TO BE DONE: Look below for the line that contains "Emit a LaTeX", then copy it and each following line to the end of the records, minus any pictures.

--- BEGIN INFORMATION GIVEN ---

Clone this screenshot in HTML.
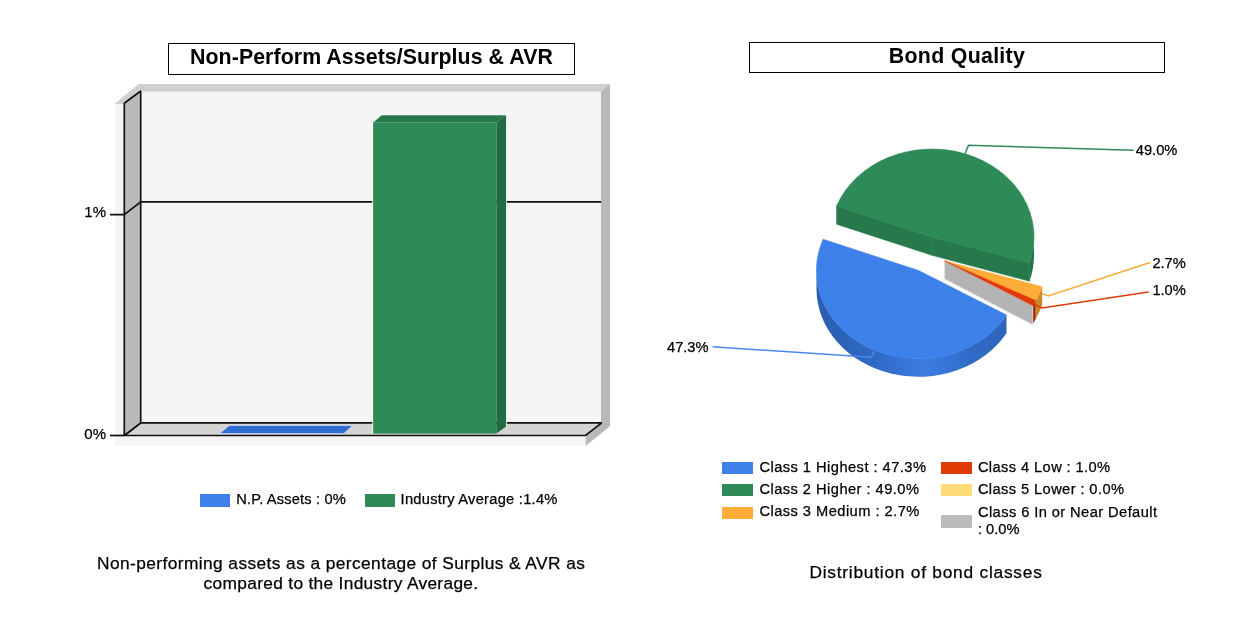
<!DOCTYPE html>
<html lang="en">
<head>
<meta charset="utf-8">
<title>Non-Perform Assets / Bond Quality</title>
<style>
html,body{margin:0;padding:0;background:#fff;}
body{width:1257px;height:628px;position:relative;overflow:hidden;font-family:"Liberation Sans",Arial,Helvetica,sans-serif;color:#000;}
.abs{position:absolute;white-space:nowrap;}
.title{position:absolute;box-sizing:border-box;border:1.5px solid #000;background:#fff;text-align:center;font-weight:bold;font-size:21.33px;white-space:nowrap;}
.lg{position:absolute;-webkit-text-stroke:0.25px #000;font-size:14.67px;line-height:16px;white-space:nowrap;}
.sw{position:absolute;width:30.6px;height:12.4px;}
.cap{position:absolute;-webkit-text-stroke:0.25px #000;font-size:17.33px;line-height:20px;text-align:center;white-space:nowrap;}
svg{position:absolute;left:0;top:0;}
svg text{stroke:#000;stroke-width:0.25px;font-family:"Liberation Sans",Arial,Helvetica,sans-serif;font-size:14.67px;fill:#000;}
</style>
</head>
<body>

<!-- ============ LEFT: 3D bar chart ============ -->
<div class="title" id="t1" style="left:168px;top:42.6px;width:407px;height:32px;line-height:27px;letter-spacing:0.07px;">Non-Perform Assets/Surplus &amp; AVR</div>

<svg width="1257" height="628" viewBox="0 0 1257 628">
  <defs>
    <linearGradient id="bw" x1="0" y1="0" x2="1" y2="0">
      <stop offset="0" stop-color="#295db0"/>
      <stop offset="0.3" stop-color="#2f69c4"/>
      <stop offset="0.58" stop-color="#3c7ce4"/>
      <stop offset="0.8" stop-color="#316cc8"/>
      <stop offset="1" stop-color="#2c64bb"/>
    </linearGradient>
  </defs>
  <!-- outer slab -->
  <polygon points="114.4,104 138.6,84 610,84 600.7,92 140,92 124,104" fill="#d0d0d0"/>
  <polygon points="600.7,92 610,84 610,426.3 585.5,446 585.5,435.5 600.7,423.5" fill="#b8b8b8"/>
  <rect x="115" y="104" width="10" height="342" fill="#f5f5f5"/>
  <rect x="115" y="435" width="470.5" height="11" fill="#f5f5f5"/>
  <!-- back wall -->
  <rect x="140.6" y="91.6" width="460.1" height="331.4" fill="#f5f5f5"/>
  <!-- floor -->
  <polygon points="124.3,435.5 140.7,422.8 601.7,422.8 585.5,435.5" fill="#d4d4d4" stroke="#111" stroke-width="1.7" stroke-linejoin="miter" stroke-miterlimit="1.8"/>
  <!-- left wall -->
  <polygon points="124.3,103.3 140.7,91 140.7,422.8 124.3,435.5" fill="#bababa" stroke="#111" stroke-width="1.7" stroke-linejoin="miter" stroke-miterlimit="1.8"/>
  <!-- grid line 1% -->
  <polyline points="109.9,214.6 124.3,214.6 140.7,201.9 601.2,201.9" fill="none" stroke="#111" stroke-width="1.7"/>
  <line x1="109.9" y1="435.5" x2="124.3" y2="435.5" stroke="#111" stroke-width="1.7"/>
  <text x="106" y="217" text-anchor="end" style="font-size:15px">1%</text>
  <text x="106" y="439.2" text-anchor="end" style="font-size:15px">0%</text>

  <!-- N.P. Assets bar (0%) -->
  <polygon points="219.7,433.6 229.3,425.4 352.7,425.4 343.8,433.6" fill="#2f6dd0" stroke="#e8eef8" stroke-width="0.6"/>
  <!-- Industry Average bar -->
  <polyline points="373.1,433.6 373.1,122.4 381.7,115.3 506.1,115.3 506.1,426.5" fill="none" stroke="#fff" stroke-width="1.6" stroke-linejoin="round"/>
  <polygon points="373.1,122.4 381.7,115.3 506.1,115.3 496.3,122.4" fill="#277848"/>
  <polygon points="496.3,122.4 506.1,115.3 506.1,426.5 496.3,433.6" fill="#246b41"/>
  <rect x="373.1" y="122.4" width="123.2" height="311.2" fill="#2e8b57"/>

  <!-- ============ RIGHT: 3D pie ============ -->
  <!-- green slice -->
  <path d="M1034.0,237.0 A102.0,88.0 0 0 1 1029.5,262.9 L1029.5,281.2 A102.0,88.0 0 0 0 1034.0,255.3 Z" fill="#256f45"/>
  <path d="M932.0,237.0 L836.6,205.9 L836.6,224.2 L932.0,255.3 Z" fill="#27784a" stroke="#27784a" stroke-width="0.6"/>
  <path d="M932.0,237.0 L1029.5,262.9 L1029.5,281.2 L932.0,255.3 Z" fill="#27784a" stroke="#27784a" stroke-width="0.6"/>
  <line x1="932" y1="238" x2="932" y2="255" stroke="#2e8b57" stroke-width="1"/>
  <path d="M932.0,237.0 L836.6,205.9 A102.0,88.0 0 0 1 1029.5,262.9 Z" fill="#2e8b57" stroke="#2e8b57" stroke-width="0.6"/>
  <!-- small slices -->
  <path d="M1042.2,286.8 A102.0,88.0 0 0 1 1035.7,300.6 L1035.7,318.9 A102.0,88.0 0 0 0 1042.2,305.1 Z" fill="#c88a26"/>
  <path d="M1035.7,300.6 A102.0,88.0 0 0 1 1032.7,305.5 L1032.7,323.8 A102.0,88.0 0 0 0 1035.7,318.9 Z" fill="#a82a08"/>
  <path d="M944.7,260.9 L1032.7,305.5 L1032.7,324.7 L944.7,278.9 Z" fill="#b4b4b4" stroke="#d8d8d8" stroke-width="0.8"/>
  <path d="M944.7,260.9 L1042.2,286.8 A102.0,88.0 0 0 1 1035.7,300.6 Z" fill="#ffab38" stroke="#ffab38" stroke-width="0.6"/>
  <path d="M944.7,260.9 L1035.7,300.6 A102.0,88.0 0 0 1 1032.7,305.5 Z" fill="#e03a08" stroke="#e03a08" stroke-width="0.6"/>
  <!-- blue slice -->
  <path d="M1006.5,315.0 A102.0,88.0 0 0 1 816.5,270.4 L816.5,288.7 A102.0,88.0 0 0 0 1006.5,333.3 Z" fill="url(#bw)"/>
  <path d="M918.5,270.4 L1006.5,315.0 A102.0,88.0 0 0 1 823.1,239.3 Z" fill="#3e80ea" stroke="#3e80ea" stroke-width="0.6"/>
  <!-- leader lines -->
  <polyline points="965.2,153.4 968.5,145.3 1133.5,150.3" fill="none" stroke="#2e8b57" stroke-width="1.5"/>
  <polyline points="1041.5,293.4 1048.2,296 1150.1,262.5" fill="none" stroke="#ffab38" stroke-width="1.5"/>
  <polyline points="1034.4,304.4 1042,308 1148.6,291.9" fill="none" stroke="#e03a08" stroke-width="1.5"/>
  <polyline points="874.7,350.8 870.8,357.2 712.6,346.8" fill="none" stroke="#4a88ee" stroke-width="1.4"/>
  <text x="1135.8" y="155">49.0%</text>
  <text x="1152.4" y="267.8">2.7%</text>
  <text x="1152.4" y="295.2">1.0%</text>
  <text x="667" y="352">47.3%</text>
</svg>

<div class="sw" style="left:200px;top:493.6px;width:30px;height:13px;background:#3e80ea;"></div>
<div class="lg" id="l1" style="left:236.2px;top:491.3px;letter-spacing:0.16px;">N.P. Assets : 0%</div>
<div class="sw" style="left:365.2px;top:493.6px;width:30px;height:13px;background:#2e8b57;"></div>
<div class="lg" id="l2" style="left:400.6px;top:491.3px;letter-spacing:0.26px;">Industry Average :1.4%</div>

<div class="cap" id="c1" style="left:97px;top:553px;width:488px;letter-spacing:0.41px;">Non-performing assets as a percentage of Surplus &amp; AVR as<br><span id="c1b" style="letter-spacing:0.31px;">compared to the Industry Average.</span></div>

<!-- right title -->
<div class="title" id="t2" style="left:749px;top:41.5px;width:416px;height:31.7px;line-height:27px;letter-spacing:0.3px;">Bond Quality</div>

<!-- right legend -->
<div class="sw" style="left:722px;top:462px;background:#3e80ea;"></div>
<div class="lg" id="r1" style="left:759.4px;top:459.2px;letter-spacing:0.46px;">Class 1 Highest : 47.3%</div>
<div class="sw" style="left:722px;top:484px;background:#2e8b57;"></div>
<div class="lg" id="r2" style="left:759.4px;top:481.2px;letter-spacing:0.46px;">Class 2 Higher : 49.0%</div>
<div class="sw" style="left:722px;top:506.5px;background:#ffab38;"></div>
<div class="lg" id="r3" style="left:759.4px;top:503.4px;letter-spacing:0.46px;">Class 3 Medium : 2.7%</div>
<div class="sw" style="left:941px;top:462px;background:#de3a06;"></div>
<div class="lg" id="r4" style="left:977.9px;top:459.2px;letter-spacing:0.4px;">Class 4 Low : 1.0%</div>
<div class="sw" style="left:941px;top:484px;background:#ffdc78;"></div>
<div class="lg" id="r5" style="left:977.9px;top:481.2px;letter-spacing:0.4px;">Class 5 Lower : 0.0%</div>
<div class="sw" style="left:941px;top:515.4px;background:#bbbbbb;"></div>
<div class="lg" id="r6" style="left:977.9px;top:503.5px;letter-spacing:0.42px;line-height:17px;">Class 6 In or Near Default<br><span style="letter-spacing:0">: 0.0%</span></div>

<div class="cap" id="c2" style="left:809.4px;top:562.2px;letter-spacing:0.76px;">Distribution of bond classes</div>

</body>
</html>
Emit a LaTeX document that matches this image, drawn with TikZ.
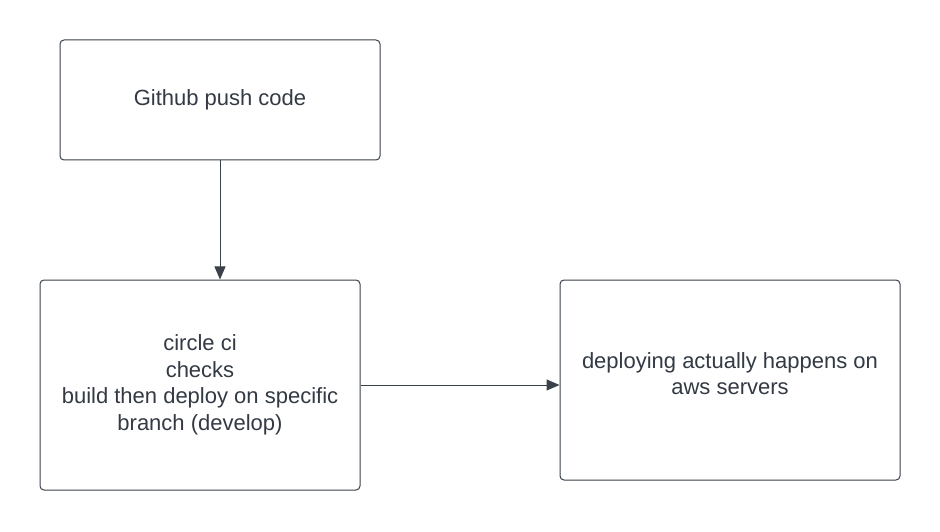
\documentclass[tikz,border=0pt]{standalone}
\usepackage{fontspec}
\setmainfont{Liberation Sans}
\usetikzlibrary{arrows.meta}
\definecolor{edge}{HTML}{3A414A}
\definecolor{txt}{HTML}{333A44}
\tikzset{
  box/.style={draw=edge, line width=1pt, rounded corners=4pt, align=center, text=txt,
    font=\fontsize{22}{26.5}\selectfont, inner sep=0pt},
  conn/.style={draw=edge, line width=1pt, -{Triangle[length=13pt,width=11pt]}}
}
\begin{document}
\begin{tikzpicture}[x=1pt,y=1pt]
\useasboundingbox (0,0) rectangle (940,531);
\fill[white] (0,0) rectangle (940,531);
\node[box, minimum width=320pt, minimum height=120pt] (a) at (220,431) {Github push code};
\node[box, minimum width=320pt, minimum height=210pt] (b) at (200,146) {circle ci\\checks\\build then deploy on specific\\branch (develop)};
\node[box, minimum width=340pt, minimum height=200pt, inner ysep=0pt] (c) at (730,151) {\rule[-14pt]{0pt}{0pt}deploying actually happens on\\aws servers\rule[-13pt]{0pt}{13pt}};
\draw[conn] (a.south) -- (a.south |- b.north);
\draw[conn] (b.east |- 0,146) -- (c.west |- 0,146);
\end{tikzpicture}
\end{document}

--- END INFORMATION GIVEN ---

RESPONSE:
Emit a LaTeX document that matches this image, drawn with TikZ.
\documentclass[tikz,border=0pt]{standalone}
\usepackage{fontspec}
\setmainfont{Liberation Sans}
\usetikzlibrary{arrows.meta}
\definecolor{edge}{HTML}{3A414A}
\definecolor{txt}{HTML}{333A44}
\tikzset{
  box/.style={draw=edge, line width=1pt, rounded corners=4pt, align=center, text=txt,
    font=\fontsize{22}{26.5}\selectfont, inner sep=0pt},
  conn/.style={draw=edge, line width=1pt, -{Triangle[length=13pt,width=11pt]}}
}
\begin{document}
\begin{tikzpicture}[x=1pt,y=1pt]
\useasboundingbox (0,0) rectangle (940,531);
\fill[white] (0,0) rectangle (940,531);
\node[box, minimum width=320pt, minimum height=120pt] (a) at (220,431) {Github push code};
\node[box, minimum width=320pt, minimum height=210pt] (b) at (200,146) {circle ci\\checks\\build then deploy on specific\\branch (develop)};
\node[box, minimum width=340pt, minimum height=200pt, inner ysep=0pt] (c) at (730,151) {\rule[-14pt]{0pt}{0pt}deploying actually happens on\\aws servers\rule[-13pt]{0pt}{13pt}};
\draw[conn] (a.south) -- (a.south |- b.north);
\draw[conn] (b.east |- 0,146) -- (c.west |- 0,146);
\end{tikzpicture}
\end{document}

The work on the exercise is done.